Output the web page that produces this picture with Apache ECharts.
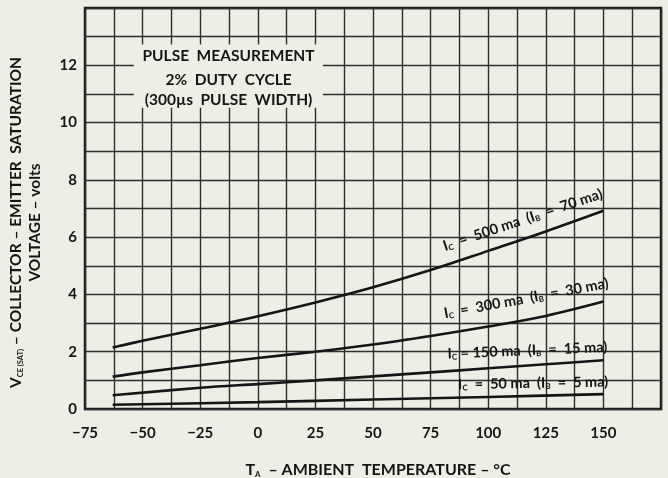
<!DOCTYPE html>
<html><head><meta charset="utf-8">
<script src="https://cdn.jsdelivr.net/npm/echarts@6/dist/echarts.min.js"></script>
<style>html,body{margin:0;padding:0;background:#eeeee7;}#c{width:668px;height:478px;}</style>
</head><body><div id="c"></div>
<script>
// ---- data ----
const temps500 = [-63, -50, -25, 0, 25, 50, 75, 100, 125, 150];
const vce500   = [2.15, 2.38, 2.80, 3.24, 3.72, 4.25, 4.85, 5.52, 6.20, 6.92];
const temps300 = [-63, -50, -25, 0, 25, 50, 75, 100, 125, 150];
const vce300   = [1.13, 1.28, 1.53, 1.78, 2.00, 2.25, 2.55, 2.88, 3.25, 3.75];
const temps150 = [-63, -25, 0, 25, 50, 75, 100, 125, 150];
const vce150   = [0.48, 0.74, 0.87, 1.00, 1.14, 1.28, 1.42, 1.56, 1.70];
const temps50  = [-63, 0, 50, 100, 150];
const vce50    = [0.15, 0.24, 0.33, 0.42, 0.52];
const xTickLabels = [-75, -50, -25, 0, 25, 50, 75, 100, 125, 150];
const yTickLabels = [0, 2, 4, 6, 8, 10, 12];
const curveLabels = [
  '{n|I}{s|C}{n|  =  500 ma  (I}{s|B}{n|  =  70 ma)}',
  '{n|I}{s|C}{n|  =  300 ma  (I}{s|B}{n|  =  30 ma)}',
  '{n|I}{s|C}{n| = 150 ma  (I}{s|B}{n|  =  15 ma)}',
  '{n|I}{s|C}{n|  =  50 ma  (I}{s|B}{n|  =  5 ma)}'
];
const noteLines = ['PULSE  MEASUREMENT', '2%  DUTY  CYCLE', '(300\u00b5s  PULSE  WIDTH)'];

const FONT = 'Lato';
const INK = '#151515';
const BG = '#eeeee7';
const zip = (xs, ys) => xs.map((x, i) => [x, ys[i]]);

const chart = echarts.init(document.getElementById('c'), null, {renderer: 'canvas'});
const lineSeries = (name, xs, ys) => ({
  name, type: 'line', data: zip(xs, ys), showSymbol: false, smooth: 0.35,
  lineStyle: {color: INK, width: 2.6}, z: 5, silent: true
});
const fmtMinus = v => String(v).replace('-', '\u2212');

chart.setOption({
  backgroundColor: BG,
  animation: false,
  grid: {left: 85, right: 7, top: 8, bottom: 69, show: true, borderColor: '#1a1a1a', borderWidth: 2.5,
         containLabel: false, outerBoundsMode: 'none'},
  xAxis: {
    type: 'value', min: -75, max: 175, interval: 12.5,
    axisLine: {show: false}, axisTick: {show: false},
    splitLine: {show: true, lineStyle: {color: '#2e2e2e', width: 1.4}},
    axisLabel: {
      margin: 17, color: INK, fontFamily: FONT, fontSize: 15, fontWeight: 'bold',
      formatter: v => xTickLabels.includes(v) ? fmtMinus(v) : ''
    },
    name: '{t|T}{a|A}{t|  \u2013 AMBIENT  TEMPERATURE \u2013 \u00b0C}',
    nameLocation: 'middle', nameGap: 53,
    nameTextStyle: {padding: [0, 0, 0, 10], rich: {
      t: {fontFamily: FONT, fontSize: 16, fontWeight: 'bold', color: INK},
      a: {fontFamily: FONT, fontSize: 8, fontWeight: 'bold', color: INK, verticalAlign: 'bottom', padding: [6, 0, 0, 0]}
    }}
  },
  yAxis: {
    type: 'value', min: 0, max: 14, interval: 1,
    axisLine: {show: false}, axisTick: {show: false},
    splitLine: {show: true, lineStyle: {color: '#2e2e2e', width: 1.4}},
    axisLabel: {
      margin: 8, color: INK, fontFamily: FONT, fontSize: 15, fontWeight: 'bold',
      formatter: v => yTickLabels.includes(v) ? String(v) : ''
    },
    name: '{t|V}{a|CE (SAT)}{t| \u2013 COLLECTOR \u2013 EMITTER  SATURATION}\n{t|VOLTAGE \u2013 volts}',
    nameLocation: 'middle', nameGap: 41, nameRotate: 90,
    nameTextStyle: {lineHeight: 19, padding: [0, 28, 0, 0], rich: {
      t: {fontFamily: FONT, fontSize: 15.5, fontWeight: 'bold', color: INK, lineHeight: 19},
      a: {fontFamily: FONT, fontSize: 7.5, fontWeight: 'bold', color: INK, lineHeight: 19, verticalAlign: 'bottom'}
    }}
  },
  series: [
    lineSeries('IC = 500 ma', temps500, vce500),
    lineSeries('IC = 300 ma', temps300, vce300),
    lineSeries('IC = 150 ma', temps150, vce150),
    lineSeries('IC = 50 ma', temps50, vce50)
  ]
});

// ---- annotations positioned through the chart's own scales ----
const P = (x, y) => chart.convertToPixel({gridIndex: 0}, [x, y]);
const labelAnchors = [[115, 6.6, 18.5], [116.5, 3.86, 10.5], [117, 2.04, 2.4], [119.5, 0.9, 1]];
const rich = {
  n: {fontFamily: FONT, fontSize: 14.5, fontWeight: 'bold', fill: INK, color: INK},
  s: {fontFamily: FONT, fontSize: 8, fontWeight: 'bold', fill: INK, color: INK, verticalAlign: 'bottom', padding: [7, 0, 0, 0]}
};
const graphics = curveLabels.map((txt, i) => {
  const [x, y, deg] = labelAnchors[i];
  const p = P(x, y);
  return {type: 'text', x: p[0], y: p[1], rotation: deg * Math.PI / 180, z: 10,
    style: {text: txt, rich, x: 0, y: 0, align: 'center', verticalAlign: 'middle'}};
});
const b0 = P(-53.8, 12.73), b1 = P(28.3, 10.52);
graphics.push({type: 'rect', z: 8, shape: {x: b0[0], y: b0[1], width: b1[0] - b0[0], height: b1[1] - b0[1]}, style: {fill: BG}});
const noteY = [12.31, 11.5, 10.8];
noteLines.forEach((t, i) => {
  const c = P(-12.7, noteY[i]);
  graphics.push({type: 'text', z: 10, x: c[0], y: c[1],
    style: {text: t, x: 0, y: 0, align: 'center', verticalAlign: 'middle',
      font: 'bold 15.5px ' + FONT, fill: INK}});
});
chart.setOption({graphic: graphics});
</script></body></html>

» Task requirements
Pictures are excluded: retype only the lines from the beginning of the listing above through the line with "const fmtMinus = v", both included.

» Output of the exercise
Output the web page that produces this picture with Apache ECharts.
<!DOCTYPE html>
<html><head><meta charset="utf-8">
<script src="https://cdn.jsdelivr.net/npm/echarts@6/dist/echarts.min.js"></script>
<style>html,body{margin:0;padding:0;background:#eeeee7;}#c{width:668px;height:478px;}</style>
</head><body><div id="c"></div>
<script>
// ---- data ----
const temps500 = [-63, -50, -25, 0, 25, 50, 75, 100, 125, 150];
const vce500   = [2.15, 2.38, 2.80, 3.24, 3.72, 4.25, 4.85, 5.52, 6.20, 6.92];
const temps300 = [-63, -50, -25, 0, 25, 50, 75, 100, 125, 150];
const vce300   = [1.13, 1.28, 1.53, 1.78, 2.00, 2.25, 2.55, 2.88, 3.25, 3.75];
const temps150 = [-63, -25, 0, 25, 50, 75, 100, 125, 150];
const vce150   = [0.48, 0.74, 0.87, 1.00, 1.14, 1.28, 1.42, 1.56, 1.70];
const temps50  = [-63, 0, 50, 100, 150];
const vce50    = [0.15, 0.24, 0.33, 0.42, 0.52];
const xTickLabels = [-75, -50, -25, 0, 25, 50, 75, 100, 125, 150];
const yTickLabels = [0, 2, 4, 6, 8, 10, 12];
const curveLabels = [
  '{n|I}{s|C}{n|  =  500 ma  (I}{s|B}{n|  =  70 ma)}',
  '{n|I}{s|C}{n|  =  300 ma  (I}{s|B}{n|  =  30 ma)}',
  '{n|I}{s|C}{n| = 150 ma  (I}{s|B}{n|  =  15 ma)}',
  '{n|I}{s|C}{n|  =  50 ma  (I}{s|B}{n|  =  5 ma)}'
];
const noteLines = ['PULSE  MEASUREMENT', '2%  DUTY  CYCLE', '(300\u00b5s  PULSE  WIDTH)'];

const FONT = 'Lato';
const INK = '#151515';
const BG = '#eeeee7';
const zip = (xs, ys) => xs.map((x, i) => [x, ys[i]]);

const chart = echarts.init(document.getElementById('c'), null, {renderer: 'canvas'});
const lineSeries = (name, xs, ys) => ({
  name, type: 'line', data: zip(xs, ys), showSymbol: false, smooth: 0.35,
  lineStyle: {color: INK, width: 2.6}, z: 5, silent: true
});
const fmtMinus = v => String(v).replace('-', '\u2212');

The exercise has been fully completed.